En la era de los mp3, el streaming y los artistas de marketing y un solo disco, pudimos estar asistiendo a uno de los últimos momentos de una era musical, casi los estertores de un imperio: el del último genio, artista ya dueño absoluto de su carrera, revolucionario del rock y que sigue saliendo a la carretera porque disfruta. Un lujo consistente en repasar en una lección de hora y tres cuartos toda la música popular americana del último siglo (del blues al jazz, del country al rhythm and blues, del rock and roll al pop), que es casi como decir toda la música popular, de manos de uno de sus máximos protagonistas. Algo así como poder asistir a una clase de pintura impartida por Pablo Picasso.

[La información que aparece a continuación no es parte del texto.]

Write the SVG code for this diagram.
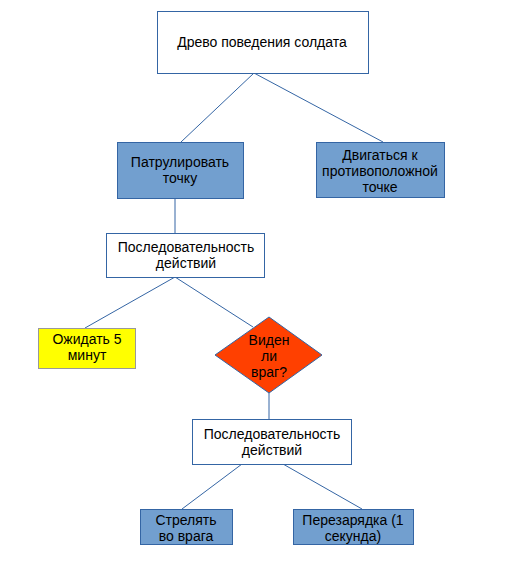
<svg xmlns="http://www.w3.org/2000/svg" width="531" height="580" viewBox="0 0 531 580">
<style>
text{font-family:"Liberation Sans",Arial,sans-serif;font-size:14px;fill:#000;text-anchor:middle}
.w{fill:#fff;stroke:#3465a4;stroke-width:1}
.b{fill:#729fcf;stroke:#3465a4;stroke-width:1}
.y{fill:#ffff00;stroke:#999999;stroke-width:1}
.r{fill:#ff4000;stroke:#3465a4;stroke-width:1}
.c line{stroke:#3465a4;stroke-width:1}
</style>
<rect width="531" height="580" fill="#fff"/>
<g class="c" id="connectors">
<line x1="254" y1="73" x2="181" y2="142"/>
<line x1="254" y1="73" x2="383" y2="142"/>
<line x1="175" y1="198" x2="175" y2="233"/>
<line x1="175" y1="277" x2="85" y2="328"/>
<line x1="175" y1="277" x2="253" y2="327"/>
<line x1="269" y1="393" x2="269" y2="419"/>
<line x1="242" y1="464" x2="182" y2="509"/>
<line x1="283" y1="464" x2="362" y2="509"/>
</g>
<g id="root"><rect class="w" x="157.5" y="11.5" width="211" height="62"/><text x="262" y="47">Древо поведения солдата</text></g>
<g id="patrol"><rect class="b" x="117.5" y="142.5" width="126" height="56"/><text x="180" y="167">Патрулировать</text><text x="180" y="183">точку</text></g>
<g id="move"><rect class="b" x="316.5" y="142.5" width="128" height="55"/><text x="380" y="160">Двигаться к</text><text x="380" y="176">противоположной</text><text x="380" y="192">точке</text></g>
<g id="seq1"><rect class="w" x="106.5" y="233.5" width="158" height="44"/><text x="186" y="252">Последовательность</text><text x="186" y="268">действий</text></g>
<g id="wait"><rect class="y" x="38.5" y="328.5" width="97" height="40"/><text x="87" y="344">Ожидать 5</text><text x="87" y="360">минут</text></g>
<g id="enemy"><polygon class="r" points="269,317 322,355 269,393 215,355"/><text x="269" y="345">Виден</text><text x="269" y="361">ли</text><text x="269" y="377">враг?</text></g>
<g id="seq2"><rect class="w" x="192.5" y="419.5" width="159" height="45"/><text x="272" y="439">Последовательность</text><text x="272" y="455">действий</text></g>
<g id="shoot"><rect class="b" x="140.5" y="509.5" width="92" height="35"/><text x="186" y="525">Стрелять</text><text x="186" y="541">во врага</text></g>
<g id="reload"><rect class="b" x="293.5" y="509.5" width="120" height="35"/><text x="353" y="525">Перезарядка (1</text><text x="353" y="541">секунда)</text></g>
</svg>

Desde que tengo uso de razón he tenidos dos equipos de fútbol, varios parejas y recuerdo tres o cuatro papas… pero un solo Bob Dylan. Numeroso poetas quisieron utilizar la música para extender sus poemas como Keats y Lorca pero solo Dylan lo ha conseguido. Un personaje único de la cultura popular.

El concierto posiblemente no gustara a los aficionados a los recopilatorios, ni a los que consideran música las canciones de Supertramp. Alguno echaría en falta “Like A Rolling Stone”  o “Knockin’ On Heaven’s Door (otros incluso “Man Gave Name To All The Animals”), a pesar de que su cuota de clásicos se llenó con un prematuro “She Belongs To Me” (que inició al piano), un majestuoso “Tangled Up In Blue” (celebrado por el público como la permanencia del Granada) y un intimista “Simple Twist Of Fate”, además del “Blowin’ In The Wind” que abrió el bis y que, más de cincuenta años después, sigue estando plenamente vigente.

Cuando el espectáculo cesó y mientras el riff de “Love Sick” seguía tremolado en mi cerebro, no podía dejar de ver una luz brillando sobre el escenario. ¿Una estrella que se aleja, una luciérnaga o un imperio que desaparece? Otra respuesta, amigos, a buscar en el viento.